• WRITTEN TASK: Retype only the lines from the one containing "What Plotly code" through the one containing "import plotly.graph_objects as go", both included, word for word. Pictures stay out of the copy.

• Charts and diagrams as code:
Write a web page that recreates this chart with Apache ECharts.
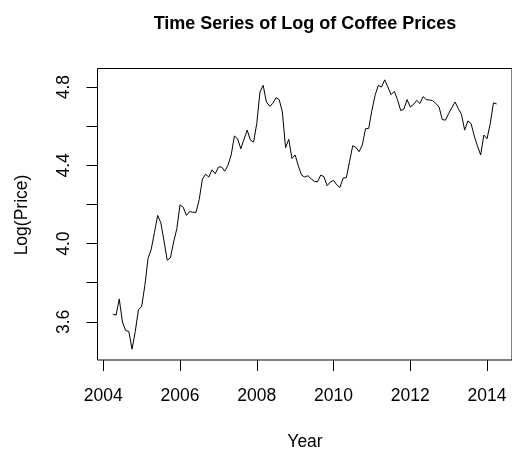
<!DOCTYPE html>
<html>
<head>
<meta charset="utf-8">
<script src="https://cdn.jsdelivr.net/npm/echarts@6/dist/echarts.min.js"></script>
<style>
  html, body { margin: 0; padding: 0; background: #fff; }
  #chart { width: 512px; height: 450px; }
</style>
</head>
<body>
<div id="chart"></div>
<script>
// Monthly log coffee prices, April 2004 to April 2014
const startYear = 2004.25;
const logPrice = [
  3.640, 3.634, 3.717, 3.599, 3.556, 3.551, 3.460, 3.550, 3.663, 3.677,
  3.785, 3.924, 3.971, 4.056, 4.144, 4.107, 4.013, 3.915, 3.927, 4.008,
  4.076, 4.198, 4.186, 4.144, 4.164, 4.160, 4.160, 4.225, 4.330, 4.355,
  4.340, 4.377, 4.357, 4.391, 4.392, 4.370, 4.401, 4.453, 4.550, 4.536,
  4.485, 4.533, 4.580, 4.529, 4.519, 4.614, 4.775, 4.809, 4.724, 4.702,
  4.716, 4.746, 4.736, 4.673, 4.490, 4.533, 4.435, 4.453, 4.397, 4.350,
  4.340, 4.347, 4.331, 4.318, 4.316, 4.350, 4.342, 4.296, 4.315, 4.323,
  4.301, 4.287, 4.335, 4.337, 4.419, 4.500, 4.492, 4.470, 4.504, 4.587,
  4.589, 4.682, 4.758, 4.809, 4.800, 4.837, 4.800, 4.761, 4.778, 4.736,
  4.680, 4.688, 4.736, 4.698, 4.711, 4.732, 4.716, 4.751, 4.736, 4.734,
  4.731, 4.716, 4.698, 4.634, 4.631, 4.665, 4.695, 4.724, 4.690, 4.661,
  4.580, 4.627, 4.614, 4.550, 4.499, 4.453, 4.555, 4.536, 4.614, 4.719,
  4.714
];
const yearTicks = [2004, 2006, 2008, 2010, 2012, 2014];
const priceTicks = [3.6, 3.8, 4.0, 4.2, 4.4, 4.6, 4.8];
const priceLabels = [3.6, 4.0, 4.4, 4.8];

const seriesData = logPrice.map((v, i) => [startYear + i / 12, v]);

const FONT = '"Liberation Sans", Arial, Helvetica, sans-serif';
const chart = echarts.init(document.getElementById('chart'), null, { renderer: 'canvas' });

chart.setOption({
  animation: false,
  backgroundColor: '#ffffff',
  grid: {
    left: 97.5, top: 68.5, width: 415, height: 291.5,
    show: true, borderColor: '#000', borderWidth: 1,
    containLabel: false
  },
  xAxis: {
    type: 'value',
    min: 2003.85, max: 2014.65,
    splitLine: { show: false },
    axisLine: { show: false },
    axisTick: { show: true, customValues: yearTicks, length: 11, lineStyle: { color: '#000', width: 1 } },
    axisLabel: {
      customValues: yearTicks, margin: 27,
      color: '#000', fontSize: 17.5, fontFamily: FONT,
      formatter: v => String(Math.round(v))
    }
  },
  yAxis: {
    type: 'value',
    min: 3.405, max: 4.895,
    splitLine: { show: false },
    axisLine: { show: false },
    axisTick: { show: true, customValues: priceTicks, length: 11, lineStyle: { color: '#000', width: 1 } },
    axisLabel: {
      customValues: priceLabels, margin: 24, rotate: 90,
      color: '#000', fontSize: 17.5, fontFamily: FONT,
      formatter: v => Number(v).toFixed(1)
    }
  },
  series: [{
    type: 'line',
    data: seriesData,
    symbol: 'none',
    lineStyle: { color: '#000', width: 1 },
    clip: true
  }],
  graphic: [
    {
      type: 'text', x: 305, y: 24,
      style: { text: 'Time Series of Log of Coffee Prices', font: 'bold 18px ' + FONT,
               fill: '#000', align: 'center', verticalAlign: 'middle' }
    },
    {
      type: 'text', x: 305, y: 442,
      style: { text: 'Year', font: '17.5px ' + FONT, fill: '#000',
               align: 'center', verticalAlign: 'middle' }
    },
    {
      type: 'text', x: 22, y: 215, rotation: Math.PI / 2,
      style: { text: 'Log(Price)', font: '17.5px ' + FONT, fill: '#000',
               align: 'center', verticalAlign: 'middle' }
    }
  ]
});
</script>
</body>
</html>
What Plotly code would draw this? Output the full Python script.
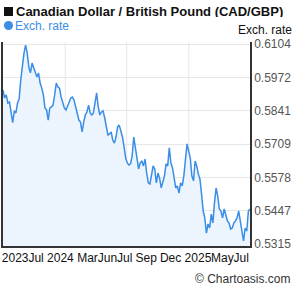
import pandas as pd
import plotly.graph_objects as go

# ---- data ----
start_date = "2023-07-28"
end_date = "2025-07-28"
rates = [
    0.5923, 0.5891, 0.5903, 0.5871, 0.5875, 0.5836, 0.5794, 0.5840, 0.5832, 0.5871,
    0.5887, 0.5962, 0.6021, 0.6068, 0.6100, 0.6068, 0.6013, 0.5990, 0.6029, 0.6013,
    0.5994, 0.5974, 0.5990, 0.5950, 0.5930, 0.5903, 0.5852, 0.5844, 0.5804, 0.5852,
    0.5856, 0.5863, 0.5903, 0.5950, 0.5934, 0.5930, 0.5895, 0.5871, 0.5852, 0.5844,
    0.5863, 0.5875, 0.5891, 0.5895, 0.5883, 0.5856, 0.5836, 0.5804, 0.5796, 0.5757,
    0.5796, 0.5824, 0.5836, 0.5863, 0.5832, 0.5824, 0.5832, 0.5883, 0.5911, 0.5856,
    0.5824, 0.5836, 0.5840, 0.5812, 0.5773, 0.5745, 0.5749, 0.5757, 0.5725, 0.5713,
    0.5737, 0.5777, 0.5784, 0.5765, 0.5737, 0.5698, 0.5654, 0.5635,
    0.5627, 0.5631, 0.5662, 0.5737, 0.5694, 0.5662, 0.5611, 0.5635, 0.5642, 0.5623,
    0.5650, 0.5595, 0.5556, 0.5552, 0.5595, 0.5623, 0.5611, 0.5556, 0.5595, 0.5575,
    0.5536, 0.5564, 0.5583, 0.5631, 0.5623, 0.5694, 0.5635, 0.5615, 0.5583, 0.5536,
    0.5544, 0.5516, 0.5556, 0.5544, 0.5583, 0.5654, 0.5710, 0.5682, 0.5654, 0.5583,
    0.5564, 0.5642, 0.5623, 0.5591, 0.5571, 0.5512, 0.5445, 0.5418, 0.5358, 0.5394,
    0.5378, 0.5433, 0.5398, 0.5477, 0.5536, 0.5504, 0.5453, 0.5445, 0.5418, 0.5453,
    0.5433, 0.5406, 0.5398, 0.5374, 0.5378, 0.5398, 0.5406, 0.5418, 0.5445, 0.5406,
    0.5354, 0.5327, 0.5378, 0.5366, 0.5445, 0.5453,
]
y_ticks = [0.5315, 0.5447, 0.5578, 0.5709, 0.5841, 0.5972, 0.6104]
y_range = [0.5307, 0.6112]
x_tick_dates = ["2023-09-02", "2023-11-03", "2024-01-14", "2024-04-03", "2024-06-01",
                "2024-07-22", "2024-09-24", "2024-12-05", "2025-02-24", "2025-05-07",
                "2025-07-02"]
x_tick_labels = ["2023", "Jul", "2024", "Mar", "Jun", "Jul", "Sep", "Dec", "2025", "May", "Jul"]
grid_dates = ["2024-01-28", "2024-07-28", "2025-01-28"]

title_text = "Canadian Dollar / British Pound (CAD/GBP)"
series_name = "Exch. rate"

dates = pd.date_range(start_date, end_date, periods=len(rates))

FONT = "Arial, 'Liberation Sans', sans-serif"
LINE = "#3a8ee6"
GRID = "#e6e6e6"

fig = go.Figure()
fig.add_trace(go.Scatter(
    x=dates, y=rates, mode="lines",
    line=dict(color=LINE, width=1.5),
    fill="tozeroy", fillcolor="#ecf5fe",
    showlegend=False, hoverinfo="skip",
))

for d in grid_dates:
    fig.add_shape(type="line", xref="x", yref="paper", x0=d, x1=d, y0=0, y1=1,
                  line=dict(color=GRID, width=1), layer="below")

# legend-style markers (square for title, circle for series)
fig.add_shape(type="rect", xref="paper", yref="paper", xsizemode="pixel", ysizemode="pixel",
              xanchor=0, yanchor=1, x0=1, x1=10, y0=26, y1=35,
              fillcolor="#111", line=dict(width=0))
fig.add_shape(type="circle", xref="paper", yref="paper", xsizemode="pixel", ysizemode="pixel",
              xanchor=0, yanchor=1, x0=1, x1=10, y0=12, y1=21,
              fillcolor=LINE, line=dict(width=0))

fig.update_layout(
    width=295, height=288,
    margin=dict(l=1, r=45, t=42, b=42),
    paper_bgcolor="white", plot_bgcolor="white",
    font=dict(family=FONT, size=12, color="#333"),
    showlegend=False,
)
fig.update_xaxes(
    range=[dates[0], dates[-1]],
    tickvals=x_tick_dates, ticktext=x_tick_labels, tickangle=0,
    showgrid=False, zeroline=False,
    showline=True, linecolor="#333", linewidth=1.5,
    ticks="", tickfont=dict(size=12, color="#111"),
)
fig.update_yaxes(
    side="right", range=y_range, tickvals=y_ticks,
    ticktext=[f"{v:.4f}" for v in y_ticks],
    showgrid=True, gridcolor=GRID, gridwidth=1, zeroline=False,
    showline=True, mirror=True, linecolor="#333", linewidth=1.5,
    ticks="", tickfont=dict(size=12, color="#555"),
)

fig.add_annotation(xref="paper", yref="paper", x=0.0, xshift=12, y=1.0, yshift=31,
                   text="<b>" + title_text + "</b>",
                   showarrow=False, xanchor="left", yanchor="middle", height=12,
                   borderpad=0, font=dict(family=FONT, size=13, color="#111"))
fig.add_annotation(xref="paper", yref="paper", x=0.0, xshift=11, y=1.0, yshift=16,
                   text=series_name,
                   showarrow=False, xanchor="left", yanchor="middle", height=12,
                   borderpad=0, font=dict(family=FONT, size=12, color=LINE))
fig.add_annotation(xref="paper", yref="paper", x=1.0, xshift=43, y=1.0, yshift=12,
                   text=series_name, showarrow=False, height=12, borderpad=0,
                   xanchor="right", yanchor="middle",
                   font=dict(family=FONT, size=12, color="#111"))
fig.add_annotation(xref="paper", yref="paper", x=1.0, xshift=43, y=0.0, yshift=-33,
                   text="\u00a9 Chartoasis.com", showarrow=False,
                   xanchor="right", yanchor="middle",
                   font=dict(family=FONT, size=12, color="#333"))

fig.write_html("out.html")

• SOLUTION:
What Plotly code would draw this? Output the full Python script.
import pandas as pd
import plotly.graph_objects as go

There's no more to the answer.